THE EXERCISE
Would you transcribe all of the data exactly, down to the last character?

DATA SECTION
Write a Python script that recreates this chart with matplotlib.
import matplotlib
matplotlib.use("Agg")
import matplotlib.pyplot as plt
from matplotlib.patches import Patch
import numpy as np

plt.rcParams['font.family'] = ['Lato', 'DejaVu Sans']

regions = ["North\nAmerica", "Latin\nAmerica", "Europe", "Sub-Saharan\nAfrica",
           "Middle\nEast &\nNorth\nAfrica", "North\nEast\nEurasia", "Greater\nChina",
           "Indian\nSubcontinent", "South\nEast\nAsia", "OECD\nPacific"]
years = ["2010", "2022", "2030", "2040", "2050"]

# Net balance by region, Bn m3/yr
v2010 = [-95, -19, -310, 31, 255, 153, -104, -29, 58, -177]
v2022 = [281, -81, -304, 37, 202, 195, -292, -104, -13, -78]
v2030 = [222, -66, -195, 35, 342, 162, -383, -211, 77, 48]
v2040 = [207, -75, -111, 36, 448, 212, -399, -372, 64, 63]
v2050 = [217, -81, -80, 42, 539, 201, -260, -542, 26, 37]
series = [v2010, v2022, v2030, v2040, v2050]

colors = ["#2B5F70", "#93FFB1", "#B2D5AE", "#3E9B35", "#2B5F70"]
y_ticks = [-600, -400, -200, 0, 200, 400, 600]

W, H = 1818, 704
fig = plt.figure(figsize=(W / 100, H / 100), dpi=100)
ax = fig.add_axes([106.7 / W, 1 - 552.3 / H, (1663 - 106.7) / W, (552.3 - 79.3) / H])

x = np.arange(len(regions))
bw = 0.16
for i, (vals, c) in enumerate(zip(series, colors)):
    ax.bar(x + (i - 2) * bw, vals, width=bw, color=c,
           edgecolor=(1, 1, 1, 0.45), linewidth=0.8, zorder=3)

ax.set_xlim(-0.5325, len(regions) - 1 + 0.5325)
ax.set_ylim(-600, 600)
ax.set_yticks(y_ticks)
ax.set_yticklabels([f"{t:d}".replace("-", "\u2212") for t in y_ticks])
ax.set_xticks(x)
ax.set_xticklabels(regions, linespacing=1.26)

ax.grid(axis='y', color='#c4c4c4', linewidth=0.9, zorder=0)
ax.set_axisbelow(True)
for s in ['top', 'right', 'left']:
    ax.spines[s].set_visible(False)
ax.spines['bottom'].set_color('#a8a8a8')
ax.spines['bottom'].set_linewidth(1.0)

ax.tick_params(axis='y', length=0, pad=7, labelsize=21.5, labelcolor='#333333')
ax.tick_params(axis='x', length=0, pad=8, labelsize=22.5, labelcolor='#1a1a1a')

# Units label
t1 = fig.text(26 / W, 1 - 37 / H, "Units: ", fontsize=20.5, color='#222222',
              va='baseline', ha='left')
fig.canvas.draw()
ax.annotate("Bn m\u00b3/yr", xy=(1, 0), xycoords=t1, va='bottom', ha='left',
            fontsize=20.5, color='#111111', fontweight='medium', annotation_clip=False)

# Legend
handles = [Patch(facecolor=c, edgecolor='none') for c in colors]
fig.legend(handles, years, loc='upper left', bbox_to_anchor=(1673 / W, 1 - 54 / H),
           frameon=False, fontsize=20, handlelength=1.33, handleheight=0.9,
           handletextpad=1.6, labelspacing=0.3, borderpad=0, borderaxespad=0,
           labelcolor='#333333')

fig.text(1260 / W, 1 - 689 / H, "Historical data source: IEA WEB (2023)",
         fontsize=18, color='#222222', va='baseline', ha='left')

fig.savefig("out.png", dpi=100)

CORRECT RESPONSE
Write a Python script that recreates this chart with matplotlib.
import matplotlib
matplotlib.use("Agg")
import matplotlib.pyplot as plt
from matplotlib.patches import Patch
import numpy as np

plt.rcParams['font.family'] = ['Lato', 'DejaVu Sans']

regions = ["North\nAmerica", "Latin\nAmerica", "Europe", "Sub-Saharan\nAfrica",
           "Middle\nEast &\nNorth\nAfrica", "North\nEast\nEurasia", "Greater\nChina",
           "Indian\nSubcontinent", "South\nEast\nAsia", "OECD\nPacific"]
years = ["2010", "2022", "2030", "2040", "2050"]

# Net balance by region, Bn m3/yr
v2010 = [-95, -19, -310, 31, 255, 153, -104, -29, 58, -177]
v2022 = [281, -81, -304, 37, 202, 195, -292, -104, -13, -78]
v2030 = [222, -66, -195, 35, 342, 162, -383, -211, 77, 48]
v2040 = [207, -75, -111, 36, 448, 212, -399, -372, 64, 63]
v2050 = [217, -81, -80, 42, 539, 201, -260, -542, 26, 37]
series = [v2010, v2022, v2030, v2040, v2050]

colors = ["#2B5F70", "#93FFB1", "#B2D5AE", "#3E9B35", "#2B5F70"]
y_ticks = [-600, -400, -200, 0, 200, 400, 600]

W, H = 1818, 704
fig = plt.figure(figsize=(W / 100, H / 100), dpi=100)
ax = fig.add_axes([106.7 / W, 1 - 552.3 / H, (1663 - 106.7) / W, (552.3 - 79.3) / H])

x = np.arange(len(regions))
bw = 0.16
for i, (vals, c) in enumerate(zip(series, colors)):
    ax.bar(x + (i - 2) * bw, vals, width=bw, color=c,
           edgecolor=(1, 1, 1, 0.45), linewidth=0.8, zorder=3)

ax.set_xlim(-0.5325, len(regions) - 1 + 0.5325)
ax.set_ylim(-600, 600)
ax.set_yticks(y_ticks)
ax.set_yticklabels([f"{t:d}".replace("-", "\u2212") for t in y_ticks])
ax.set_xticks(x)
ax.set_xticklabels(regions, linespacing=1.26)

ax.grid(axis='y', color='#c4c4c4', linewidth=0.9, zorder=0)
ax.set_axisbelow(True)
for s in ['top', 'right', 'left']:
    ax.spines[s].set_visible(False)
ax.spines['bottom'].set_color('#a8a8a8')
ax.spines['bottom'].set_linewidth(1.0)

ax.tick_params(axis='y', length=0, pad=7, labelsize=21.5, labelcolor='#333333')
ax.tick_params(axis='x', length=0, pad=8, labelsize=22.5, labelcolor='#1a1a1a')

# Units label
t1 = fig.text(26 / W, 1 - 37 / H, "Units: ", fontsize=20.5, color='#222222',
              va='baseline', ha='left')
fig.canvas.draw()
ax.annotate("Bn m\u00b3/yr", xy=(1, 0), xycoords=t1, va='bottom', ha='left',
            fontsize=20.5, color='#111111', fontweight='medium', annotation_clip=False)

# Legend
handles = [Patch(facecolor=c, edgecolor='none') for c in colors]
fig.legend(handles, years, loc='upper left', bbox_to_anchor=(1673 / W, 1 - 54 / H),
           frameon=False, fontsize=20, handlelength=1.33, handleheight=0.9,
           handletextpad=1.6, labelspacing=0.3, borderpad=0, borderaxespad=0,
           labelcolor='#333333')

fig.text(1260 / W, 1 - 689 / H, "Historical data source: IEA WEB (2023)",
         fontsize=18, color='#222222', va='baseline', ha='left')

fig.savefig("out.png", dpi=100)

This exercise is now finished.